In areas where the surrounding land is low and gently sloped, marshes have the ability to migrate a little further inland. That’s broadly true in places like the Chesapeake Bay. Elsewhere, steep ridges around the wetlands prevent much movement. But the bigger wild card is humanity—whether the path of a moving wetland turns out to be hemmed in by houses and factories, or will be affected by seawalls and other measures to hold back rising tides. “The biggest source of uncertainty was what humans will do to protect the coastlines,” Kirwan says.

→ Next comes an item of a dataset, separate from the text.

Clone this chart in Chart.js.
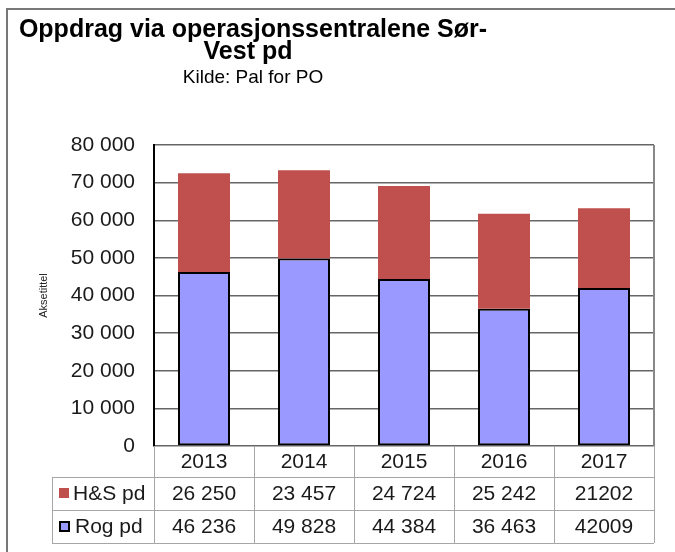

Lately, Megonigal has noticed that his particular marsh is struggling. The familiar flora is changing, as some of the more adaptable plants take root in places occupied by those that can’t keep up with the changes. (Some of the less-adaptable ones use a different photosynthesis known as C4 and don’t benefit from rising CO2.) The landscape is forming what wetland ecologists call hummocks and hollows—a corrugated scene of clustered plants and barren trenches where no plants grow—a sure sign of stress among the plants. Surrounded by steep slopes, this particular marsh has nowhere to go as the area slowly floods. “It’s overcoming a cycle that has been going on for 4,000 years,” Megonigal says. But the experiment goes on.